▸ WRITTEN TASK:
Return the number of lines holding "that", with nothing added.

[Plotting code records]
|---|

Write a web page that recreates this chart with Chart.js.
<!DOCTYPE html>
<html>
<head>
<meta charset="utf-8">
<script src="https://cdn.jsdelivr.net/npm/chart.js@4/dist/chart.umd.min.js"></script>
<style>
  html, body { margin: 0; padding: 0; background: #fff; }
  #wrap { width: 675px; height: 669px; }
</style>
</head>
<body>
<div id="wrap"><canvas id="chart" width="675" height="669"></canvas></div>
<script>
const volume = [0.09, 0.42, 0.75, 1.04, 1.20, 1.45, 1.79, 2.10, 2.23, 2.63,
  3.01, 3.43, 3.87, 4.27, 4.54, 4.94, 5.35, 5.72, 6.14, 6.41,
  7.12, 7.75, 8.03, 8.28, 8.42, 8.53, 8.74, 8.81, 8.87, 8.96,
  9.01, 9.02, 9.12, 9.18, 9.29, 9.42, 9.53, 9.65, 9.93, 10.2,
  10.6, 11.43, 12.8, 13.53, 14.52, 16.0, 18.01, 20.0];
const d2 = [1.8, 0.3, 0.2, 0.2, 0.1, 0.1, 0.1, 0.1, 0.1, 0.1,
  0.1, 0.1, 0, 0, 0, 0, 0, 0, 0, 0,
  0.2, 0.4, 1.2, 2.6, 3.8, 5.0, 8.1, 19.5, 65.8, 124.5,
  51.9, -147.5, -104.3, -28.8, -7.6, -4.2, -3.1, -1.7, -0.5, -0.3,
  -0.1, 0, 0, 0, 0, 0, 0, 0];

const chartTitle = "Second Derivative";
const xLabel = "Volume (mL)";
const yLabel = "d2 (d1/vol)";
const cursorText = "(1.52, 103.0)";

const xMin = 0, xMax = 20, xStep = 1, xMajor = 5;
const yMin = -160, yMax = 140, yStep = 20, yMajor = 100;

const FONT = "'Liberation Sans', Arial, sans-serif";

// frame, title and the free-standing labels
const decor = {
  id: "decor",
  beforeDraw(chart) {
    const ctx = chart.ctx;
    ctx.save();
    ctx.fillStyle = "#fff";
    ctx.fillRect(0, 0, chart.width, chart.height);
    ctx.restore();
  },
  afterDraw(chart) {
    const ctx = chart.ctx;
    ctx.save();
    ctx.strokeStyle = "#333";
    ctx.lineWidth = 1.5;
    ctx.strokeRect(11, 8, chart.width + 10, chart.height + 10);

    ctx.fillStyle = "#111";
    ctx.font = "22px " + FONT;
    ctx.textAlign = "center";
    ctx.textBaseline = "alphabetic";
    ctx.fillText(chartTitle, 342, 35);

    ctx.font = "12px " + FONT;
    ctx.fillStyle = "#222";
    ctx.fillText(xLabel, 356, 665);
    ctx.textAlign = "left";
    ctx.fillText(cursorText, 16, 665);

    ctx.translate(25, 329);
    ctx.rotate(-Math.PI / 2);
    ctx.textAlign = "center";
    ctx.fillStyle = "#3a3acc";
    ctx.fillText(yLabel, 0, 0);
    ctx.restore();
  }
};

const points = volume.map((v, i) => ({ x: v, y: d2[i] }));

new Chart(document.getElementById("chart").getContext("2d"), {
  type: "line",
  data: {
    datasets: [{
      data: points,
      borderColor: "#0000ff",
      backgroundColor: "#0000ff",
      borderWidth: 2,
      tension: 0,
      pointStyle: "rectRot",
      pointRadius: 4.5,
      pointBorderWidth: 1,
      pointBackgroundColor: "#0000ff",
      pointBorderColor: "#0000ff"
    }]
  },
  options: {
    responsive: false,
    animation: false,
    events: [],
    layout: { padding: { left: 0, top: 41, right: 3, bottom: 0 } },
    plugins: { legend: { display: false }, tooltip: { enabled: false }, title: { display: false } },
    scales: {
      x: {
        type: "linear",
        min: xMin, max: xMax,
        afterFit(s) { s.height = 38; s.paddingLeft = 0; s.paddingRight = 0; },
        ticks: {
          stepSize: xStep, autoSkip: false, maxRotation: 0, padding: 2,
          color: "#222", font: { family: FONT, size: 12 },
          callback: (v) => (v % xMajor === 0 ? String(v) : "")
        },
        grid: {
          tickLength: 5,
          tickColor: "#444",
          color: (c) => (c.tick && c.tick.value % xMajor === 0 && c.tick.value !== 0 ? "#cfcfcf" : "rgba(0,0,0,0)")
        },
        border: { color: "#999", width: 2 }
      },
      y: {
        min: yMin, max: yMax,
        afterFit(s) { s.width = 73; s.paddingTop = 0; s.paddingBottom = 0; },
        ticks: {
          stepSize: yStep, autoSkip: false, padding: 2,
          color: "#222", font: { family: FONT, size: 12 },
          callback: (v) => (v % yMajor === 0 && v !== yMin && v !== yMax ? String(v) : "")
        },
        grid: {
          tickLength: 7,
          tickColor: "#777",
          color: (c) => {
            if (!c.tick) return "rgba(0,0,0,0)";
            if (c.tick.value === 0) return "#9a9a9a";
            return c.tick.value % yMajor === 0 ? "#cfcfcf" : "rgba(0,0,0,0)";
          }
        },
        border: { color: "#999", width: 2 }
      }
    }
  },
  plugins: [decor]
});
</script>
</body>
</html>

|---|

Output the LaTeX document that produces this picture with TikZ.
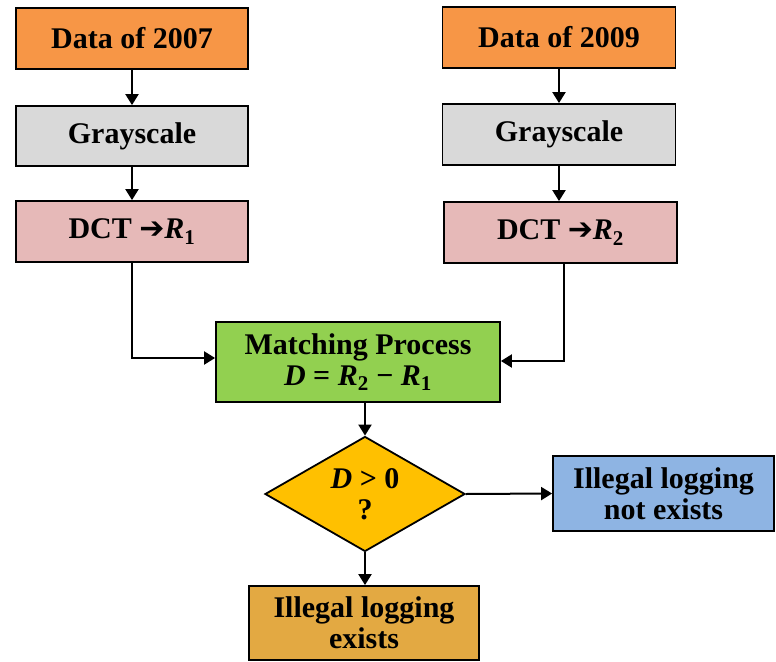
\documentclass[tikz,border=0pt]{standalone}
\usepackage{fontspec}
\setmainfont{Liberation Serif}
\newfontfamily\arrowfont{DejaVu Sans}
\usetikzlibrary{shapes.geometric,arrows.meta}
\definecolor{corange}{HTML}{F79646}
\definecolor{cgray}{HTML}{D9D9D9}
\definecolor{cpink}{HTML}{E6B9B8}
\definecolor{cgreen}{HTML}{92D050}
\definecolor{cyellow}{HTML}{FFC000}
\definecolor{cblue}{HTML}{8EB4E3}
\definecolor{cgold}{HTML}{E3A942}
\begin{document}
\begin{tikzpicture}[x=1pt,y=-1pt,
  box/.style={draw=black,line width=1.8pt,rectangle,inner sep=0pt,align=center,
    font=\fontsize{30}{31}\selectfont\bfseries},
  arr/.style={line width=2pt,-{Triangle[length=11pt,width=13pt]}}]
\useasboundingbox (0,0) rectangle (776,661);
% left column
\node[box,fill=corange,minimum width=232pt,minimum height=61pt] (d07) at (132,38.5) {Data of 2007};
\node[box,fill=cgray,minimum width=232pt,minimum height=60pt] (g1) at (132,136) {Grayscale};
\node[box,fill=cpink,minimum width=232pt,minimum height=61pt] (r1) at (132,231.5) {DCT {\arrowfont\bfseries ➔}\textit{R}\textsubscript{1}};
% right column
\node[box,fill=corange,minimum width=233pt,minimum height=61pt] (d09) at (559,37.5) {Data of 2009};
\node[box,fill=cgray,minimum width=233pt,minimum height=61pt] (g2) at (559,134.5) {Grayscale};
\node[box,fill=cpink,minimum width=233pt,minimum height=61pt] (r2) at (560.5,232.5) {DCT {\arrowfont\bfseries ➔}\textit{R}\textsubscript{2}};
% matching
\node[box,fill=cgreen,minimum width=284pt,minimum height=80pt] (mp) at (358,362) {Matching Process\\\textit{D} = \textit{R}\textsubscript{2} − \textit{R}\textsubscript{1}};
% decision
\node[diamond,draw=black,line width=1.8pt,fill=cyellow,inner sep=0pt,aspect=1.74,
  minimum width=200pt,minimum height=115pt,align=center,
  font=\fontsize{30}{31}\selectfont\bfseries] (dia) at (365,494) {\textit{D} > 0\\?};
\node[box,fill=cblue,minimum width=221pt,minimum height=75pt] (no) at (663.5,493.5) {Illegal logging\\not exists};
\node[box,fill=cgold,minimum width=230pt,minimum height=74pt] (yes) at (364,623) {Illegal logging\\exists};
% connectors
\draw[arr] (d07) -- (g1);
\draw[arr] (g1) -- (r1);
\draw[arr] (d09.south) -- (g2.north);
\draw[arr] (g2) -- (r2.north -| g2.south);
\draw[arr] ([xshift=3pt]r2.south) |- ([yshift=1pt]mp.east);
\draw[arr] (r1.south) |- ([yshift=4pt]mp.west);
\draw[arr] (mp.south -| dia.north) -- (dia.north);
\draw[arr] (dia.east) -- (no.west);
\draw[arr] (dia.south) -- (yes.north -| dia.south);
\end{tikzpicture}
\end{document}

|---|

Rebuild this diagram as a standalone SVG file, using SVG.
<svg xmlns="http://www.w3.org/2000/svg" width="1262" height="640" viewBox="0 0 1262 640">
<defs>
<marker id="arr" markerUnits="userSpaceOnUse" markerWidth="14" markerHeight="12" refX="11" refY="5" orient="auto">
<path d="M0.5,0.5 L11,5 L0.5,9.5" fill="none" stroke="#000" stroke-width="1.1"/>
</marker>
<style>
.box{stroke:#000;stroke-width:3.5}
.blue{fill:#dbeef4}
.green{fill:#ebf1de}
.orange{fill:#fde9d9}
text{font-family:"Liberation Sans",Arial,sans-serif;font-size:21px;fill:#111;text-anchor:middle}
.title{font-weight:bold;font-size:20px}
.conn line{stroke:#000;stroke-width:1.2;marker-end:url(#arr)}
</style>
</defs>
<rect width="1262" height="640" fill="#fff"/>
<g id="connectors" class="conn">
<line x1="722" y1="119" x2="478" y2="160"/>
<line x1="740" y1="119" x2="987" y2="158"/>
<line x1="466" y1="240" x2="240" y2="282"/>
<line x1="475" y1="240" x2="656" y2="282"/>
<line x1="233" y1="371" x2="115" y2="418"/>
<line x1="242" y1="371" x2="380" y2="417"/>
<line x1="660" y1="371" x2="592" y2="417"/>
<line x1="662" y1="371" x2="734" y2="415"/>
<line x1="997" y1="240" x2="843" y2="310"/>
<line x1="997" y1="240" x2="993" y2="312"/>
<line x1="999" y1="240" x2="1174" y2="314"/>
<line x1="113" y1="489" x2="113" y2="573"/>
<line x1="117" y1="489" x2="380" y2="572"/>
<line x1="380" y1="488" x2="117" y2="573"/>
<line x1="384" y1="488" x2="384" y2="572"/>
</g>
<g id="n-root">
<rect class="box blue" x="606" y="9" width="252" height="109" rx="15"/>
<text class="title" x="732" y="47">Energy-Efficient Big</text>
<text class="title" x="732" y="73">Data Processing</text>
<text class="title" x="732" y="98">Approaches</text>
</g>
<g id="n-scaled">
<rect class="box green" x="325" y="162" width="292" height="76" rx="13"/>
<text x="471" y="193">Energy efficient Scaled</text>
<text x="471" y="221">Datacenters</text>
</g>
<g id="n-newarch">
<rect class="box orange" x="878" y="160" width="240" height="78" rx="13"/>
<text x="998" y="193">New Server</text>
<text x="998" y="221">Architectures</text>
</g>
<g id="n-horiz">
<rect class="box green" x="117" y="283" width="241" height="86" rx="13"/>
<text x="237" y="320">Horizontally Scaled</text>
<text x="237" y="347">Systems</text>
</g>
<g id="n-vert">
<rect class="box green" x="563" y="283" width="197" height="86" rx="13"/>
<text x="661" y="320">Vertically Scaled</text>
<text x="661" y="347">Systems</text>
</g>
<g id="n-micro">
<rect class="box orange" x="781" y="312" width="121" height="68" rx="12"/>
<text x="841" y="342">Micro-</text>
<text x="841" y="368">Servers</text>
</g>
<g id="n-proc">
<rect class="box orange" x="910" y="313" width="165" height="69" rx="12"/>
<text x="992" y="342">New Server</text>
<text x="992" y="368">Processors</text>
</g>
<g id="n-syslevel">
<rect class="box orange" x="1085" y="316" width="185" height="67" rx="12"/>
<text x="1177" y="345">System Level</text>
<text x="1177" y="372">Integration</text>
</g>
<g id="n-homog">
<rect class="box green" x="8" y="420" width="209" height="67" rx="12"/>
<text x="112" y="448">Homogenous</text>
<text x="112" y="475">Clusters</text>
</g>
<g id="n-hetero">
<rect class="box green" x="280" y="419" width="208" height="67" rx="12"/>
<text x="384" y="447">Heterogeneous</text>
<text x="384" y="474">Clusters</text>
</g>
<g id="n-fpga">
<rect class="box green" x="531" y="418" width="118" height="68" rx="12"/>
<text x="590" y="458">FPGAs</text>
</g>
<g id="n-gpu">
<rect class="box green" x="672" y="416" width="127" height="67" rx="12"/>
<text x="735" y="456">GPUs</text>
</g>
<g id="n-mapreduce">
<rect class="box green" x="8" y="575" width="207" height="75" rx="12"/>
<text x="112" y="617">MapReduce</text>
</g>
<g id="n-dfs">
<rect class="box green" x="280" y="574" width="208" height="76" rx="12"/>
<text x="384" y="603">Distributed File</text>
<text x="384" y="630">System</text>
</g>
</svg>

|---|

▸ FULL ANSWER:
2